In the late years of Cold War-era Berlin, East Germans were given “welcome money” whenever they crossed over to the West. And then, in 1989, when stepping over the rubble of the Berlin Wall, former East German citizens were able briefly to exchange their communist currency at a 1:1 ratio for the stronger West German deutsche mark. The politics of the wall during separation, and also post-unification, had multiple dimensions—but freedom, in no small part, was transactional.
Berlin’s newest public sculpture, which will be unveiled today by the artists Elmgreen & Dragset at the Hamburger Bahnhof, is an ironic reminder of the financial symbolism entrenched in the city’s history, as well as the hopes and disappointments that followed Germany’s reunification. It is also a monument against nostalgia for life in the former German Democratic Republic, often referred to as “Ostalgie.”

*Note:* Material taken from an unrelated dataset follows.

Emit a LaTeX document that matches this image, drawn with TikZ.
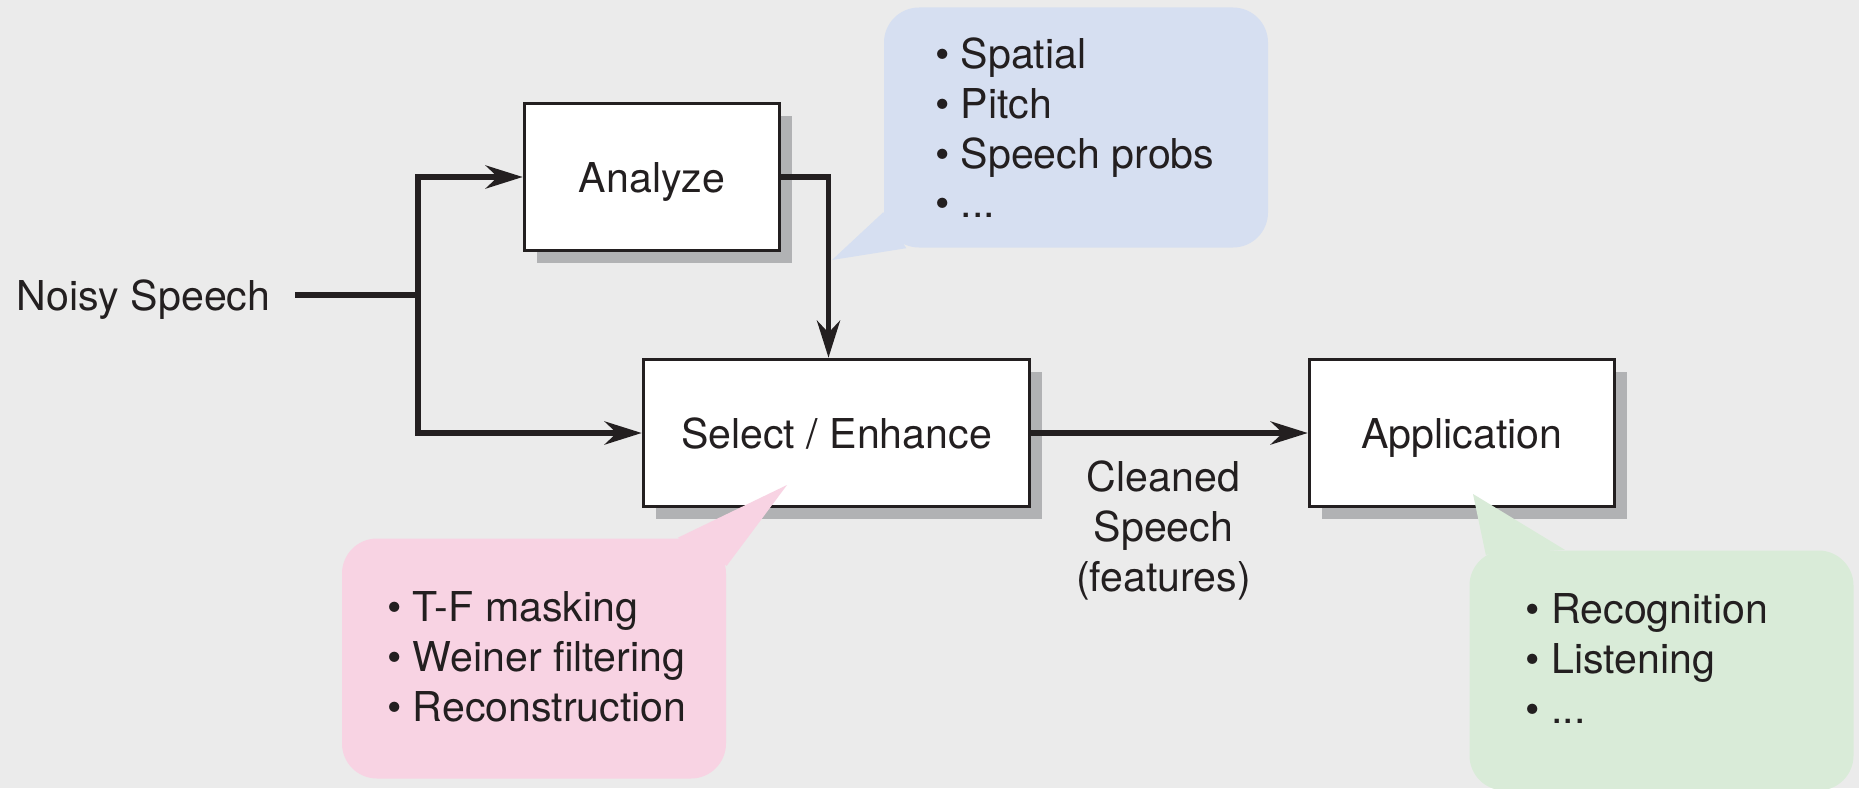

The Berlin-based duo managed to acquire a small piece of the concrete barrier, into which they have installed an ATM. The work, called Statue of Liberty, goes on permanent display in the museum’s courtyard, a former train station that is now one of Germany’s preeminent museums. The fact that Elmgreen & Dragset’s sculpture stands within walking distance of the former border will not be lost on locals, though it might confuse a few tourists seeking to take out some cash.

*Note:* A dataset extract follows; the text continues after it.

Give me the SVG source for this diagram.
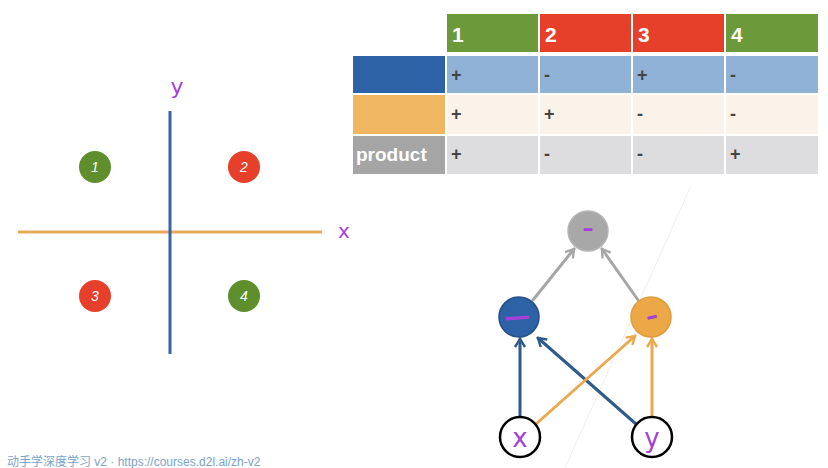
<svg xmlns="http://www.w3.org/2000/svg" width="828" height="468" viewBox="0 0 828 468">
<style>
.hdr{font-family:"Liberation Sans",Arial,sans-serif;font-weight:bold;font-size:21px;fill:#fff}
.cell{font-family:"Liberation Sans",Arial,sans-serif;font-weight:bold;font-size:18px;fill:#444}
.q{font-family:"Liberation Sans",Arial,sans-serif;font-style:italic;font-size:14px;fill:#fff;text-anchor:middle}
.hand{font-family:"DejaVu Sans",sans-serif;fill:#a43fdc;text-anchor:middle}
.conn{fill:none;stroke-width:3;stroke-linecap:round;stroke-linejoin:round}
</style>
<defs>
<marker id="ab" viewBox="0 0 12 12" refX="10" refY="6" markerWidth="12" markerHeight="12" markerUnits="userSpaceOnUse" orient="auto"><path d="M2,1 L10,6 L2,11" fill="none" stroke="#2e5a8c" stroke-width="2.4"/></marker>
<marker id="ao" viewBox="0 0 12 12" refX="10" refY="6" markerWidth="12" markerHeight="12" markerUnits="userSpaceOnUse" orient="auto"><path d="M2,1 L10,6 L2,11" fill="none" stroke="#eaa94e" stroke-width="2.4"/></marker>
<marker id="ag" viewBox="0 0 12 12" refX="10" refY="6" markerWidth="12" markerHeight="12" markerUnits="userSpaceOnUse" orient="auto"><path d="M2,1 L10,6 L2,11" fill="none" stroke="#a6a6a6" stroke-width="2.4"/></marker>
</defs>
<rect width="828" height="468" fill="#fff"/>
<line x1="690" y1="188" x2="565" y2="468" stroke="#eeeeee" stroke-width="1"/>

<g id="table">
<rect x="447" y="14" width="91" height="38" fill="#6c9a3a"/>
<rect x="540" y="14" width="91" height="38" fill="#e6402a"/>
<rect x="633" y="14" width="91" height="38" fill="#e6402a"/>
<rect x="726" y="14" width="92" height="38" fill="#6c9a3a"/>
<text class="hdr" x="452" y="42">1</text>
<text class="hdr" x="545" y="42">2</text>
<text class="hdr" x="638" y="42">3</text>
<text class="hdr" x="731" y="42">4</text>

<rect x="353" y="56" width="92" height="37" fill="#2e62a6"/>
<rect x="447" y="56" width="91" height="37" fill="#8fb2d6"/>
<rect x="540" y="56" width="91" height="37" fill="#8fb2d6"/>
<rect x="633" y="56" width="91" height="37" fill="#8fb2d6"/>
<rect x="726" y="56" width="92" height="37" fill="#8fb2d6"/>
<text class="cell" x="451" y="81">+</text>
<text class="cell" x="544" y="81">-</text>
<text class="cell" x="637" y="81">+</text>
<text class="cell" x="730" y="81">-</text>

<rect x="353" y="95" width="92" height="39" fill="#f0b660"/>
<rect x="447" y="95" width="91" height="39" fill="#fbf2e9"/>
<rect x="540" y="95" width="91" height="39" fill="#fbf2e9"/>
<rect x="633" y="95" width="91" height="39" fill="#fbf2e9"/>
<rect x="726" y="95" width="92" height="39" fill="#fbf2e9"/>
<text class="cell" x="451" y="120">+</text>
<text class="cell" x="544" y="120">+</text>
<text class="cell" x="637" y="120">-</text>
<text class="cell" x="730" y="120">-</text>

<rect x="353" y="136" width="92" height="38" fill="#a5a5a5"/>
<rect x="447" y="136" width="91" height="38" fill="#dddcde"/>
<rect x="540" y="136" width="91" height="38" fill="#dddcde"/>
<rect x="633" y="136" width="91" height="38" fill="#dddcde"/>
<rect x="726" y="136" width="92" height="38" fill="#dddcde"/>
<text class="hdr" x="356" y="161" style="font-size:19px">product</text>
<text class="cell" x="451" y="160">+</text>
<text class="cell" x="544" y="160">-</text>
<text class="cell" x="637" y="160">-</text>
<text class="cell" x="730" y="160">+</text>
</g>

<g id="plot">
<line x1="18" y1="232" x2="322" y2="232" stroke="#e8aa5a" stroke-width="3"/>
<line x1="170" y1="111" x2="170" y2="354" stroke="#3563a3" stroke-width="3"/>
<text class="hand" x="344" y="238" font-size="20">x</text>
<text class="hand" x="177" y="94" font-size="22">y</text>
</g>
<g id="q1"><circle cx="95" cy="167" r="16" fill="#5e8f2c"/><text class="q" x="95" y="172">1</text></g>
<g id="q2"><circle cx="244" cy="167" r="16" fill="#e6402a"/><text class="q" x="244" y="172">2</text></g>
<g id="q3"><circle cx="95" cy="296" r="16" fill="#e6402a"/><text class="q" x="95" y="301">3</text></g>
<g id="q4"><circle cx="244" cy="296" r="16" fill="#5e8f2c"/><text class="q" x="244" y="301">4</text></g>

<g id="connectors">
<line class="conn" x1="533" y1="300" x2="574" y2="249" stroke="#a6a6a6" marker-end="url(#ag)"/>
<line class="conn" x1="638" y1="300" x2="602" y2="249" stroke="#a6a6a6" marker-end="url(#ag)"/>
<line class="conn" x1="520" y1="417" x2="520" y2="339" stroke="#2e5a8c" marker-end="url(#ab)"/>
<line class="conn" x1="636" y1="424" x2="538" y2="338" stroke="#2e5a8c" marker-end="url(#ab)"/>
<line class="conn" x1="536" y1="424" x2="635" y2="336" stroke="#eaa94e" marker-end="url(#ao)"/>
<line class="conn" x1="652" y1="417" x2="652" y2="339" stroke="#eaa94e" marker-end="url(#ao)"/>
</g>

<g id="prod"><circle cx="588" cy="231" r="20" fill="#a8a8a8" stroke="#b5b5b5" stroke-width="1.5"/><text class="hand" x="588" y="236" font-size="22" font-weight="bold">–</text></g>
<g id="hblue"><circle cx="519" cy="317" r="20" fill="#2e62a6" stroke="#264f86" stroke-width="1.5"/><text class="hand" x="517" y="325" font-size="26" font-weight="bold" transform="rotate(-4 519 318)">—</text></g>
<g id="horange"><circle cx="651" cy="317" r="20" fill="#eca846" stroke="#e09a3a" stroke-width="1.5"/><text class="hand" x="652" y="324" font-size="24" font-weight="bold" transform="rotate(-12 652 318)">–</text></g>
<g id="inx"><circle cx="520" cy="437" r="20" fill="#fff" stroke="#000" stroke-width="2.5"/><text class="hand" x="520" y="447" font-size="26">x</text></g>
<g id="iny"><circle cx="652" cy="437" r="20" fill="#fff" stroke="#000" stroke-width="2.5"/><text class="hand" x="652" y="447" font-size="26">y</text></g>

<text x="7" y="466" font-family="'Liberation Sans','Noto Sans CJK SC',sans-serif" font-size="12" fill="#7aa2cc">动手学深度学习 v2 · https://courses.d2l.ai/zh-v2</text>
</svg>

“Most people from the German Democratic Republic had high hopes for a better standard of living after unification, but instead many were just left with no job and no dignity,” Michael Elmgreen and Ingar Dragset told artnet News ahead of the unveiling. “In Berlin, several landmarks from that time period were also erased, as if that chapter in history had never happened,” they added. The Hamburger Bahnhof languished in the no-man’s land between the border for decades before it was officially absorbed into West Berlin.

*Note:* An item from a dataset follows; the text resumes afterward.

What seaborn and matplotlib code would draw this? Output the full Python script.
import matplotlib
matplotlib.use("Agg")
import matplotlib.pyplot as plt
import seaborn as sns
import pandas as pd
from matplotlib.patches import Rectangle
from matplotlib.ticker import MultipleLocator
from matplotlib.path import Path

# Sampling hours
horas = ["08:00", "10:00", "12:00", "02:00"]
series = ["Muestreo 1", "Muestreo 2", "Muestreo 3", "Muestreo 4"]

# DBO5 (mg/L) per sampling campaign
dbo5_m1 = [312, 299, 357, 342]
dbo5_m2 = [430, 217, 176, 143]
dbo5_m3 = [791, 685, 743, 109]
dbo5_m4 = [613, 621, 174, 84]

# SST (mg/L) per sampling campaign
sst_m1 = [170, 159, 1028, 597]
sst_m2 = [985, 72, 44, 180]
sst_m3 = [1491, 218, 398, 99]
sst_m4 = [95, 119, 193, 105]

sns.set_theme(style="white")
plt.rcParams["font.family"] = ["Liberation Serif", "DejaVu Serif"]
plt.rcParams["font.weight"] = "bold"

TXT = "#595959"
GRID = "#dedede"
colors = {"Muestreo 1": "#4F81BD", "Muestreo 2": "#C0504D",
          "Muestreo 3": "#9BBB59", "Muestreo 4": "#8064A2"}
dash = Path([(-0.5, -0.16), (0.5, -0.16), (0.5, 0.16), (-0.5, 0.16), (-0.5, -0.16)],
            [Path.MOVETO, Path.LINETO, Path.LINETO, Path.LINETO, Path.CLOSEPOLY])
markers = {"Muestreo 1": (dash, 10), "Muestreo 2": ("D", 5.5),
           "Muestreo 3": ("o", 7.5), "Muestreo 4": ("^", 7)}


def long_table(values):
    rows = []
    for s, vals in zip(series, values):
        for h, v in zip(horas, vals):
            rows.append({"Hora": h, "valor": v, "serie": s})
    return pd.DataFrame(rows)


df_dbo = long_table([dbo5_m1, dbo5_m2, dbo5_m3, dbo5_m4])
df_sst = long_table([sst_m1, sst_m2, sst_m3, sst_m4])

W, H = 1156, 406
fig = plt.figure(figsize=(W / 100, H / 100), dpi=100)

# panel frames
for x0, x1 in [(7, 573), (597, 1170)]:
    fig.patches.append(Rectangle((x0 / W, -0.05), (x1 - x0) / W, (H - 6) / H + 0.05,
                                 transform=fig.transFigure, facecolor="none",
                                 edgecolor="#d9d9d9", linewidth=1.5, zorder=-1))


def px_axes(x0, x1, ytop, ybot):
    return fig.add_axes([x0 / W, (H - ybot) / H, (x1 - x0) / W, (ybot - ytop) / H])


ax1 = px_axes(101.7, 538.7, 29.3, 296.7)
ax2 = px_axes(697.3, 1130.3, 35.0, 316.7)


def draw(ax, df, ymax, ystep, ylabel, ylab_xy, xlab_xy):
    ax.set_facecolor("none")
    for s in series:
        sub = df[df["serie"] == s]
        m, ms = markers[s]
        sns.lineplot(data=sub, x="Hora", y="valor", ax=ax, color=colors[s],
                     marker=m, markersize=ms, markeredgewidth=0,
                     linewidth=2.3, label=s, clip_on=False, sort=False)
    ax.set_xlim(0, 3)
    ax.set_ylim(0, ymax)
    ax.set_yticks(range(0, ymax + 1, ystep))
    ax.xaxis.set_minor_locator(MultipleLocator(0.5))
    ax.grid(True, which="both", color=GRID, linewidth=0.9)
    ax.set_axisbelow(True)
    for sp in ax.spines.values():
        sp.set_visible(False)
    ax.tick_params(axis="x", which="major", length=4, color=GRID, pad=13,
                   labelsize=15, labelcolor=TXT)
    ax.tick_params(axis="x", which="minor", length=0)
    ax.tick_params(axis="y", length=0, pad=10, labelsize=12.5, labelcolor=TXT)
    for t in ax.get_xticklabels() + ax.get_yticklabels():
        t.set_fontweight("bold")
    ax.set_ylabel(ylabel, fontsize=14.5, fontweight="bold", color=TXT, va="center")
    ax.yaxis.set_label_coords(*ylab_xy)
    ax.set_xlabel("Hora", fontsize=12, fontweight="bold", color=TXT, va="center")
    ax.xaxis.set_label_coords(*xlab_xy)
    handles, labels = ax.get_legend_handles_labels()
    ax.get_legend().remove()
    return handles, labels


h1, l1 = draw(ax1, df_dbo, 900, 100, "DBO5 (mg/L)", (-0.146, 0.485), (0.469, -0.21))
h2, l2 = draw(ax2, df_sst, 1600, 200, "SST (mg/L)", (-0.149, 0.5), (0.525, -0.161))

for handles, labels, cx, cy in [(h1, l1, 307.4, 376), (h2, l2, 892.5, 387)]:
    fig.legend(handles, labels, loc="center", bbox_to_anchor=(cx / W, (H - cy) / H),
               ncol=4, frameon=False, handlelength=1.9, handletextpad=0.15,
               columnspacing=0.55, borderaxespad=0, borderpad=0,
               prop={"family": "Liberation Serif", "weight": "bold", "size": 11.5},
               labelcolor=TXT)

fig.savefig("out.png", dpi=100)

Statue of Liberty was acquired by the prominent German collector Heiner Wemhöner from König Galerie at Art Basel last year. Wemhöner has now donated it to the art museum named after the former station—the artists are delighted that the work will be able to stay on public view in the German capital.
In general, they’re skeptical about the oversimplification of the era when East and West Germany were divided. “We find it a bit arrogant to speak about nostalgia for East Germany, the so-called ‘Ostalgie,'” they say. “Speaking about that relates to a lot of people’s upbringing, their past and their pride, the entire value system that generations had been taught.”
In a local sense, the new piece seems especially timely as the government debates a rent freeze for five years to combat the skyrocketing cost of living in Berlin. The Scandinavian duo, who have been living in the capital since the late 1990s, can remember the city after the Berlin Wall fell. “It was a beautiful mess, and no one had a clue about how the different neighborhoods would develop, which areas would become posh and pricey, and which areas would avoid the worst of gentrification.”
They also remember the art scene of the time, and how it was not dominated by commercial concerns. “Due to a non-existent art market, but a lot of energy and very low rents, you would experience an atmosphere where dinner conversations between gallerists, curators, and artists were never about real estate or the prices of artworks.” It was also a time of “demographic turbulence, in which many citizens of the former GDR moved out of their old neighborhoods and new people moved in, not necessarily because of increased rents but more because of the new possibilities to relocate.”
It took some time to find a piece of the Berlin Wall without any graffiti for their work. Most of the postcard-worthy stretches of the wall, those that look more like the touristic East Side Gallery, are splashed with vibrant and Instagram-ready murals. But they point out that most of those were added after 1989. It is an example of what the artists call the “falsification of history” about the former East Germany.
Statue of Liberty is not their first public monument in Berlin that addresses the city’s complex history. Their 2008 Memorial to the Homosexuals Persecuted under the National Socialist Regime is tucked just behind a group of trees in Tiergarten park. It is a searing and emotional tribute to the suffering of LGTBQ people in the Nazi era. Through a small window in a slanted concrete block, one can see a video of two men kissing on loop.
Meanwhile, the door of a famed 1990s techno nightclub, Tresor, was installed this week inside the Humboldt Forum, a controversial new museum under construction that stands on the old site of a GDR landmark, the Palast der Republik. The former East German parliament was pulled down in 2006 to make way for a replica of a former Prussian palace, the Berlin Schloss—it was a move that deeply divided opinions.
But, unlike the relic from Tresor, as an artwork, Statue of Liberty is profoundly ironic. It rather speaks to the mechanisms that saw East Berlin’s cultural heritage become neutralized by money, nostalgia, and fetishization.
“For a long time, this approach has been a ticking bomb and it has now unfortunately resulted in the rise of right-wing populism,” they say. “The title Statue of Liberty might beg the question: What kind of freedom have we obtained? Economically, some seem radically freer than others. But the title also speaks about how our idea of freedom is threatened not only locally, but also globally, in our current time.”